** start Data lines **

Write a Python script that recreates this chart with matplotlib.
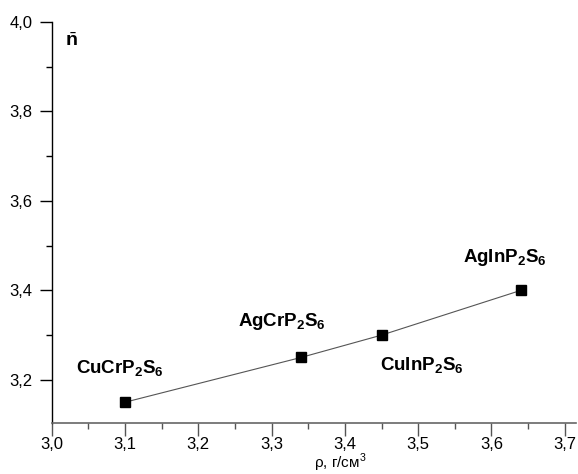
import matplotlib
matplotlib.use('Agg')
import matplotlib.pyplot as plt
from matplotlib.ticker import MultipleLocator, FuncFormatter

plt.rcParams['font.family'] = 'Liberation Sans'
plt.rcParams['mathtext.fontset'] = 'custom'
plt.rcParams['mathtext.rm'] = 'Liberation Sans'
plt.rcParams['mathtext.bf'] = 'Liberation Sans:bold'

# density (g/cm3) vs mean n
compounds = ['CuCrP_2S_6', 'AgCrP_2S_6', 'CuInP_2S_6', 'AgInP_2S_6']
rho = [3.10, 3.34, 3.45, 3.64]
n_mean = [3.15, 3.25, 3.30, 3.40]

# where each compound name sits (data coords)
label_xy = [(3.093, 3.227), (3.314, 3.330), (3.505, 3.233), (3.618, 3.473)]

fig = plt.figure(figsize=(5.78, 4.74), dpi=100)
ax = fig.add_axes([0.0894, 0.108, 0.908, 0.8456])

ax.plot(rho, n_mean, color='#555555', lw=0.8, zorder=1)
ax.plot(rho, n_mean, ls='none', marker='s', ms=7, color='black', zorder=2)

for name, (x, y) in zip(compounds, label_xy):
    ax.text(x, y, r'$\mathbf{' + name + '}$', fontsize=13.5, ha='center', va='center')

ax.set_xlim(3.0, 3.716)
ax.set_ylim(3.104, 4.0)

ax.spines['top'].set_visible(False)
ax.spines['right'].set_visible(False)
ax.spines['bottom'].set_color('#666666')
ax.spines['bottom'].set_linewidth(1.2)
ax.spines['left'].set_linewidth(1.0)

ax.xaxis.set_major_locator(MultipleLocator(0.1))
ax.xaxis.set_minor_locator(MultipleLocator(0.05))
ax.yaxis.set_major_locator(MultipleLocator(0.2))
ax.yaxis.set_minor_locator(MultipleLocator(0.1))
comma = FuncFormatter(lambda v, p: ('%.1f' % v).replace('.', ','))
ax.xaxis.set_major_formatter(comma)
ax.yaxis.set_major_formatter(comma)

ax.tick_params(which='major', direction='out', length=9, width=1, labelsize=12, pad=5)
ax.tick_params(which='minor', direction='out', length=4, width=1)
ax.tick_params(axis='x', which='both', color='#555555', pad=1)

ax.text(0.038, 0.975, r'$\bar{\mathbf{n}}$', transform=ax.transAxes,
        fontsize=14, ha='center', va='top')
ax.set_xlabel('ρ, г/см$^3$', fontsize=11)
ax.xaxis.set_label_coords(0.55, -0.071)

plt.savefig('out.png', dpi=100)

** end Data lines **

[Exercise details]
Leave out the pictures and repeat the lines from the start of the material through the line with "ax.spines['left'].set_linewidth(1.0)", inclusive.

[Answer in full]
Write a Python script that recreates this chart with matplotlib.
import matplotlib
matplotlib.use('Agg')
import matplotlib.pyplot as plt
from matplotlib.ticker import MultipleLocator, FuncFormatter

plt.rcParams['font.family'] = 'Liberation Sans'
plt.rcParams['mathtext.fontset'] = 'custom'
plt.rcParams['mathtext.rm'] = 'Liberation Sans'
plt.rcParams['mathtext.bf'] = 'Liberation Sans:bold'

# density (g/cm3) vs mean n
compounds = ['CuCrP_2S_6', 'AgCrP_2S_6', 'CuInP_2S_6', 'AgInP_2S_6']
rho = [3.10, 3.34, 3.45, 3.64]
n_mean = [3.15, 3.25, 3.30, 3.40]

# where each compound name sits (data coords)
label_xy = [(3.093, 3.227), (3.314, 3.330), (3.505, 3.233), (3.618, 3.473)]

fig = plt.figure(figsize=(5.78, 4.74), dpi=100)
ax = fig.add_axes([0.0894, 0.108, 0.908, 0.8456])

ax.plot(rho, n_mean, color='#555555', lw=0.8, zorder=1)
ax.plot(rho, n_mean, ls='none', marker='s', ms=7, color='black', zorder=2)

for name, (x, y) in zip(compounds, label_xy):
    ax.text(x, y, r'$\mathbf{' + name + '}$', fontsize=13.5, ha='center', va='center')

ax.set_xlim(3.0, 3.716)
ax.set_ylim(3.104, 4.0)

ax.spines['top'].set_visible(False)
ax.spines['right'].set_visible(False)
ax.spines['bottom'].set_color('#666666')
ax.spines['bottom'].set_linewidth(1.2)
ax.spines['left'].set_linewidth(1.0)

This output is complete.